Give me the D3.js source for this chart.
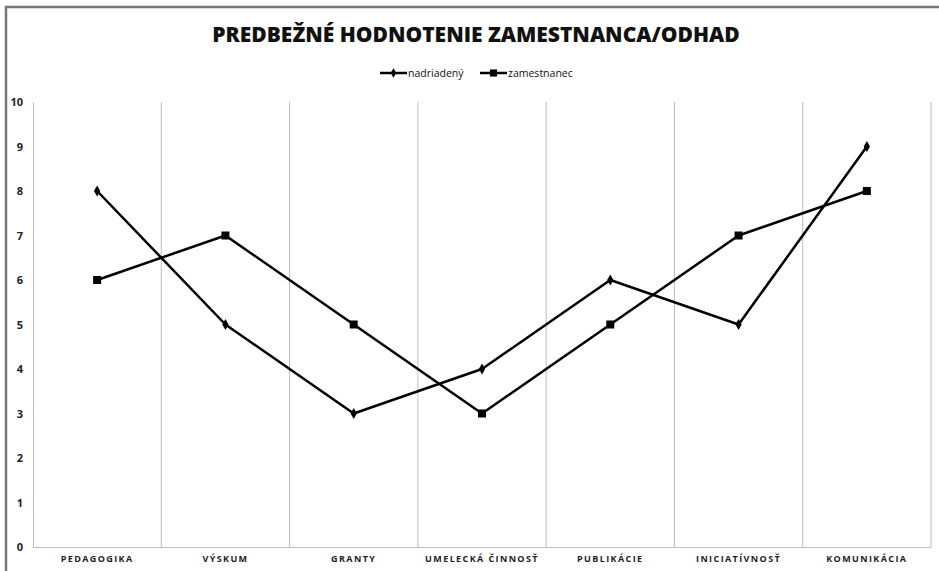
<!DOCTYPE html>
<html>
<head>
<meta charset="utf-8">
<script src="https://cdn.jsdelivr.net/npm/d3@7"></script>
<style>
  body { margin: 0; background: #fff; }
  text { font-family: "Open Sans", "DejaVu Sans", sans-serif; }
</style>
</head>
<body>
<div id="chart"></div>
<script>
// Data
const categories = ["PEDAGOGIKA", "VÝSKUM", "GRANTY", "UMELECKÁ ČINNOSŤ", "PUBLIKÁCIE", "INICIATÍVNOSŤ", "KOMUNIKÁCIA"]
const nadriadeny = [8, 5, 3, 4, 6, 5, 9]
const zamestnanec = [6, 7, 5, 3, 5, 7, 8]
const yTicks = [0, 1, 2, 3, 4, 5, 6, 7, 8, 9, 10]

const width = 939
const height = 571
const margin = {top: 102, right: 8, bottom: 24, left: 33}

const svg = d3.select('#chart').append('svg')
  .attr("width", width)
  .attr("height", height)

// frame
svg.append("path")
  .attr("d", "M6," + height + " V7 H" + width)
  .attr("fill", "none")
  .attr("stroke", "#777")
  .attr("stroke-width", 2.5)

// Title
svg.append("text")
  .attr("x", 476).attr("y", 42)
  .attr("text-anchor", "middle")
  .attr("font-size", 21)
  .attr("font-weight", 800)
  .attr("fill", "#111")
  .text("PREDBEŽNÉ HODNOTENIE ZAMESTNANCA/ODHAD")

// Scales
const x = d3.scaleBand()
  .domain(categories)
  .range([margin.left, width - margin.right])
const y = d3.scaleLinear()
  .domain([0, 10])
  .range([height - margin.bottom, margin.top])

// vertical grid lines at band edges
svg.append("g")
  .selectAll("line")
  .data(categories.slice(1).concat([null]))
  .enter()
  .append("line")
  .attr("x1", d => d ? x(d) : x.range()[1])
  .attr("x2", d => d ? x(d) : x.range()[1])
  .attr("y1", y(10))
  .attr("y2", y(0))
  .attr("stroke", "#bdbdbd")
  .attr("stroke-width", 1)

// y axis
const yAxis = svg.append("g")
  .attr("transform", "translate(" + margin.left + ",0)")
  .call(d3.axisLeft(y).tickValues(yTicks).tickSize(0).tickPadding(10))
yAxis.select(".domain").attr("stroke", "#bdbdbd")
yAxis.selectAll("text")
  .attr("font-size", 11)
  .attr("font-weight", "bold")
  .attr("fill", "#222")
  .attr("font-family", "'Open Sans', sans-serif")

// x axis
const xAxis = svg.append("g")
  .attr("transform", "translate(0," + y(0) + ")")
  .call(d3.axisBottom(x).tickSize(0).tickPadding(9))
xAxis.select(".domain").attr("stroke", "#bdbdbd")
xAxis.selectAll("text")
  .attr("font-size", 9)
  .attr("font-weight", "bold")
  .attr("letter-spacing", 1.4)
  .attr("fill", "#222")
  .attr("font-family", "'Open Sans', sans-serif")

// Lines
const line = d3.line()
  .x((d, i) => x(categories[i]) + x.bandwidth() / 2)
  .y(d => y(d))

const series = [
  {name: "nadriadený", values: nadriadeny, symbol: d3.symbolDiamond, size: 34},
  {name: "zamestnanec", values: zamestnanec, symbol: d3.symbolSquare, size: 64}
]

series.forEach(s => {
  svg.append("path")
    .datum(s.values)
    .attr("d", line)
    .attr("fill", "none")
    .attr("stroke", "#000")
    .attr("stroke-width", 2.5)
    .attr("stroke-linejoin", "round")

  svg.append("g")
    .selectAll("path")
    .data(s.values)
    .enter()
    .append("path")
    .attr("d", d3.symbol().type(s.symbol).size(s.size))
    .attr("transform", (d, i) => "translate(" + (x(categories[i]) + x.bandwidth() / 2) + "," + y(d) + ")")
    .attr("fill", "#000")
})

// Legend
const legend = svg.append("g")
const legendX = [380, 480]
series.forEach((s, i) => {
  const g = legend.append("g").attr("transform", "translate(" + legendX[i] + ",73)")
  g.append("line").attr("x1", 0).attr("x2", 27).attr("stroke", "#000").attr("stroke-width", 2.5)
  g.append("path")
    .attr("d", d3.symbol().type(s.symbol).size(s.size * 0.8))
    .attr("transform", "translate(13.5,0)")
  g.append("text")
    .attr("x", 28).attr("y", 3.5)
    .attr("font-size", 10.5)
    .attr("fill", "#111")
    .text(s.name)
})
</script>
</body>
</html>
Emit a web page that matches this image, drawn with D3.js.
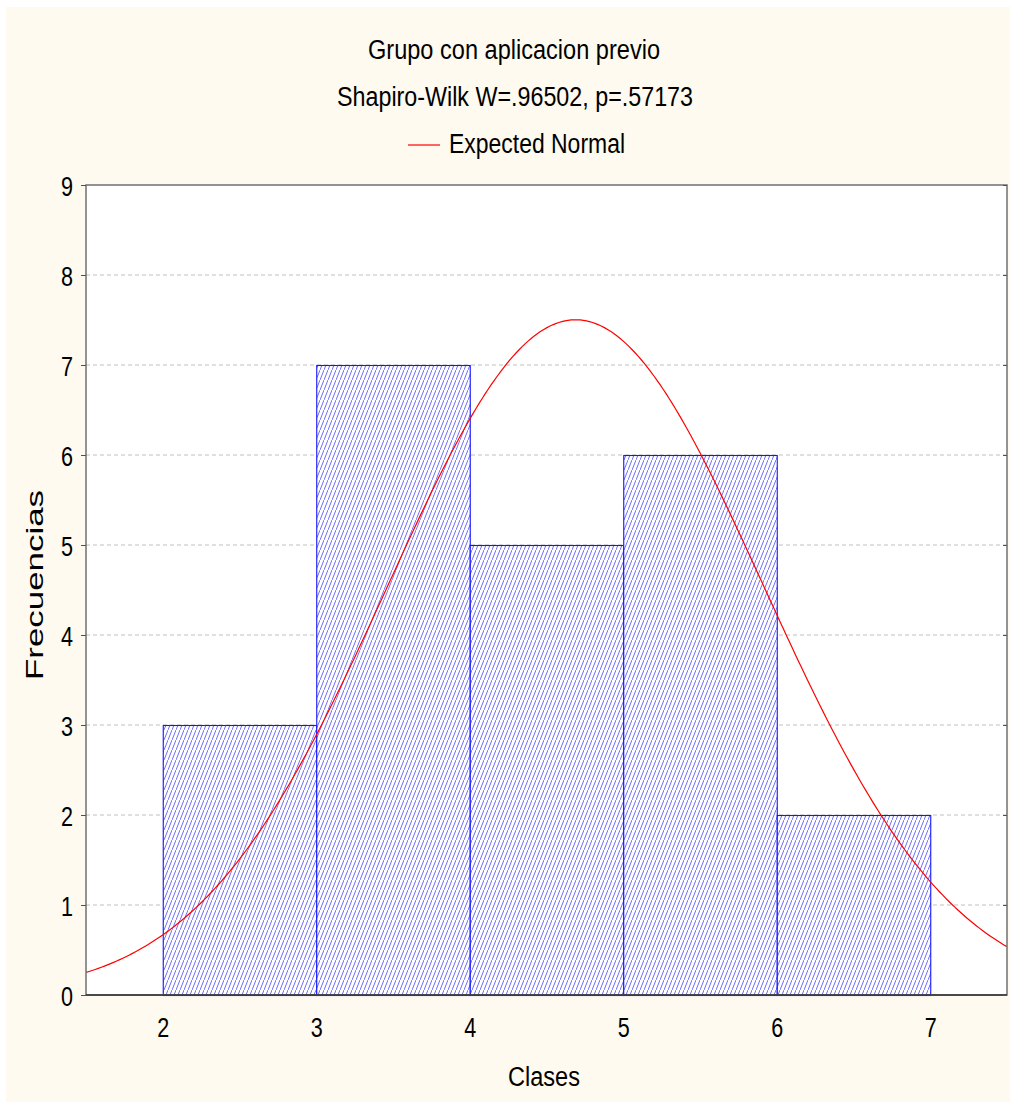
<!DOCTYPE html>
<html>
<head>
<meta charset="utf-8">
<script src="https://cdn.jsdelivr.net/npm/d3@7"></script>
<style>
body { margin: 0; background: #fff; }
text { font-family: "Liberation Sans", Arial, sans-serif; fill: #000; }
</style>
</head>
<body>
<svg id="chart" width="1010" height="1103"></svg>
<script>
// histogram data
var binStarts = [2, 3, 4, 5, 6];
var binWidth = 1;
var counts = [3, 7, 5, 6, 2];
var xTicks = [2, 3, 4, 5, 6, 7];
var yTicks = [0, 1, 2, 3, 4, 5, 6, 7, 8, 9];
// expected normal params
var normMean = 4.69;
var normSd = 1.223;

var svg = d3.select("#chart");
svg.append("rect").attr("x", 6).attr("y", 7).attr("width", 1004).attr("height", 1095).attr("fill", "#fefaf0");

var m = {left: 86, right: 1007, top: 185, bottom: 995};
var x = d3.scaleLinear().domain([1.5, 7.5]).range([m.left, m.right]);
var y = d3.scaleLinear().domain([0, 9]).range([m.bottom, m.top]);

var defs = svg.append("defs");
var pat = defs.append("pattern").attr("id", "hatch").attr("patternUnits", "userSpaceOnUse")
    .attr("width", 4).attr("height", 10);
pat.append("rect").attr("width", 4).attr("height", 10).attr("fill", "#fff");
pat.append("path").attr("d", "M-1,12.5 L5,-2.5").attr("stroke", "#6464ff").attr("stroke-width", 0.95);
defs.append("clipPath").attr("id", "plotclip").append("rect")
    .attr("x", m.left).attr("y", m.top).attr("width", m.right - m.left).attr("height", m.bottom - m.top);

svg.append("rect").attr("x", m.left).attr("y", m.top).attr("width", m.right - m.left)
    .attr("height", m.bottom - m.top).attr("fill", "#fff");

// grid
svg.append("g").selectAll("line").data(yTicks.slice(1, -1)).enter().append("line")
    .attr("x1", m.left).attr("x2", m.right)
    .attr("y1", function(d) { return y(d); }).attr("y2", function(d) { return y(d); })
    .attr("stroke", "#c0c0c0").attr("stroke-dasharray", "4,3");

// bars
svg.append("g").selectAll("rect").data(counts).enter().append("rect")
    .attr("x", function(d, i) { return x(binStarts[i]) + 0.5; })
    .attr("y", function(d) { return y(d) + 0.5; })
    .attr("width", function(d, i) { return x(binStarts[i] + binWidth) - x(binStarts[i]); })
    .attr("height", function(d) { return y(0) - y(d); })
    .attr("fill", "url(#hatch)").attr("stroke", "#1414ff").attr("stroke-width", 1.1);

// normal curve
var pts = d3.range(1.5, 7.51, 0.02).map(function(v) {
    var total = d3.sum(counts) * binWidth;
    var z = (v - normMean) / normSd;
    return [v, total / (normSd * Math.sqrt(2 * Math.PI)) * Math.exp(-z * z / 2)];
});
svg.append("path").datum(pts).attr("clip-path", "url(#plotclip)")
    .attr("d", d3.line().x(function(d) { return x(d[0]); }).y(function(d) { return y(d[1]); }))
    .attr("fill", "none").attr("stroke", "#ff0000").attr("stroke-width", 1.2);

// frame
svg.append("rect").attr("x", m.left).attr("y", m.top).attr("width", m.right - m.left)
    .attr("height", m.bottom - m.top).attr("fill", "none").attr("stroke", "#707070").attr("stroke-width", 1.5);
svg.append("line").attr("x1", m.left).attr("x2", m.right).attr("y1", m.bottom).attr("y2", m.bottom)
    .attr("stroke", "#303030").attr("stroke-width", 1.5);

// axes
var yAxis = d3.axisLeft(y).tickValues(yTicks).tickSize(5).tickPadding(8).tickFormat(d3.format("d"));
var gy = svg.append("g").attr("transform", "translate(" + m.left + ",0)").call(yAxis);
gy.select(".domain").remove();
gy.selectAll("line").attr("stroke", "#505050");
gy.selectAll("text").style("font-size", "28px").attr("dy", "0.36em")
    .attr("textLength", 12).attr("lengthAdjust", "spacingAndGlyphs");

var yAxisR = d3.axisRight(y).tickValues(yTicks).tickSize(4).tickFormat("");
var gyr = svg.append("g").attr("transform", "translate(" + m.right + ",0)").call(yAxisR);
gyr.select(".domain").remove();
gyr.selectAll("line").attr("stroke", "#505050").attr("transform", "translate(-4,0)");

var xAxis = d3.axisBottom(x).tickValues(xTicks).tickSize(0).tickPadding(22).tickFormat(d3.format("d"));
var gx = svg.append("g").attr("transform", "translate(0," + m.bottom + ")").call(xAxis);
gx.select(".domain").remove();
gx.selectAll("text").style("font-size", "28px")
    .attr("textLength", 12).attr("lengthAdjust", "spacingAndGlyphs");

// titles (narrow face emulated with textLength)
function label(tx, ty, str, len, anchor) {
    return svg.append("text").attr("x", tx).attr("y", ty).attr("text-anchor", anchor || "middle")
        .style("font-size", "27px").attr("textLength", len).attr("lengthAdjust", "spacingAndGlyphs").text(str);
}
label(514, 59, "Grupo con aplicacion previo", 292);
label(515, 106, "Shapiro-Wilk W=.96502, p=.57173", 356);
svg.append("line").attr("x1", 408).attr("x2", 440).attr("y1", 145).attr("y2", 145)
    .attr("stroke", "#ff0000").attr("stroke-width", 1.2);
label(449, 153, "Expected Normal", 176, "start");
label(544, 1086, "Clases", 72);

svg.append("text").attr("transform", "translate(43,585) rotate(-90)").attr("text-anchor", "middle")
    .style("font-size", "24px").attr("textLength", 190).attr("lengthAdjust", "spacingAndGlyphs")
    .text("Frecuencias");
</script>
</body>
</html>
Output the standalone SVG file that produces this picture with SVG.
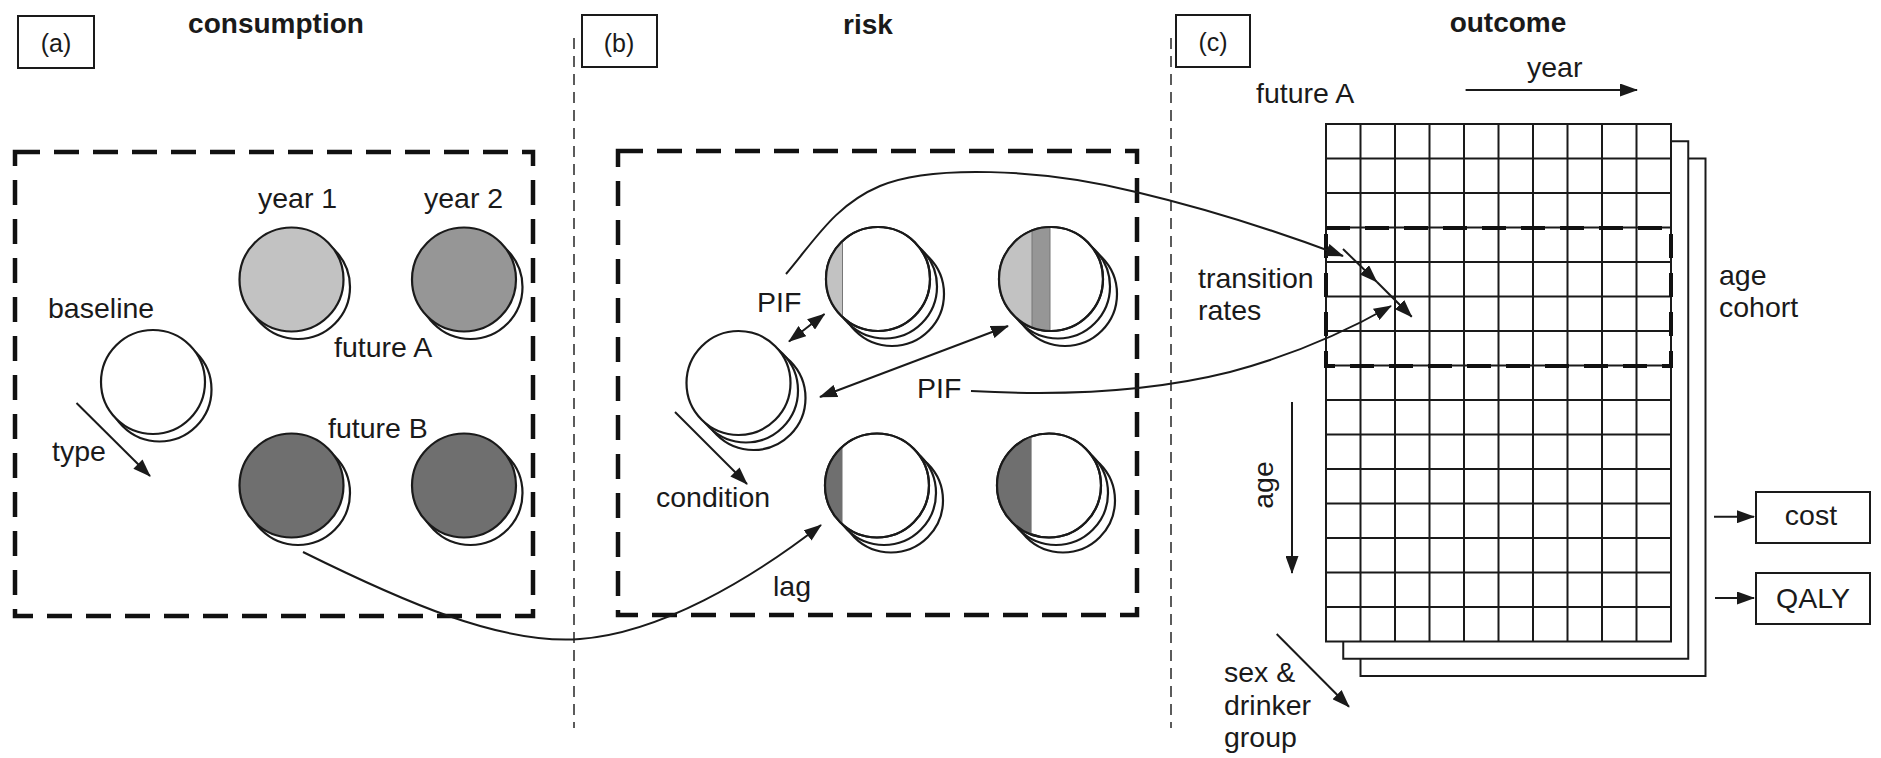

What is being asked: Repeat the lines above, starting at the first and stopping after the line that holds "- margin.bottom, margin.top])", with the pictures left out.

Answer to this problem:
Give me the D3.js source for this chart.
<!DOCTYPE html>
<html>
<head>
<meta charset="utf-8">
<script src="https://cdn.jsdelivr.net/npm/d3@7"></script>
<style>
  body { margin: 0; background: #fff; }
  text { font-family: "Open Sans", "DejaVu Sans", sans-serif; }
</style>
</head>
<body>
<div id="chart"></div>
<script>
// Data
const categories = ["PEDAGOGIKA", "VÝSKUM", "GRANTY", "UMELECKÁ ČINNOSŤ", "PUBLIKÁCIE", "INICIATÍVNOSŤ", "KOMUNIKÁCIA"]
const nadriadeny = [8, 5, 3, 4, 6, 5, 9]
const zamestnanec = [6, 7, 5, 3, 5, 7, 8]
const yTicks = [0, 1, 2, 3, 4, 5, 6, 7, 8, 9, 10]

const width = 939
const height = 571
const margin = {top: 102, right: 8, bottom: 24, left: 33}

const svg = d3.select('#chart').append('svg')
  .attr("width", width)
  .attr("height", height)

// frame
svg.append("path")
  .attr("d", "M6," + height + " V7 H" + width)
  .attr("fill", "none")
  .attr("stroke", "#777")
  .attr("stroke-width", 2.5)

// Title
svg.append("text")
  .attr("x", 476).attr("y", 42)
  .attr("text-anchor", "middle")
  .attr("font-size", 21)
  .attr("font-weight", 800)
  .attr("fill", "#111")
  .text("PREDBEŽNÉ HODNOTENIE ZAMESTNANCA/ODHAD")

// Scales
const x = d3.scaleBand()
  .domain(categories)
  .range([margin.left, width - margin.right])
const y = d3.scaleLinear()
  .domain([0, 10])
  .range([height - margin.bottom, margin.top])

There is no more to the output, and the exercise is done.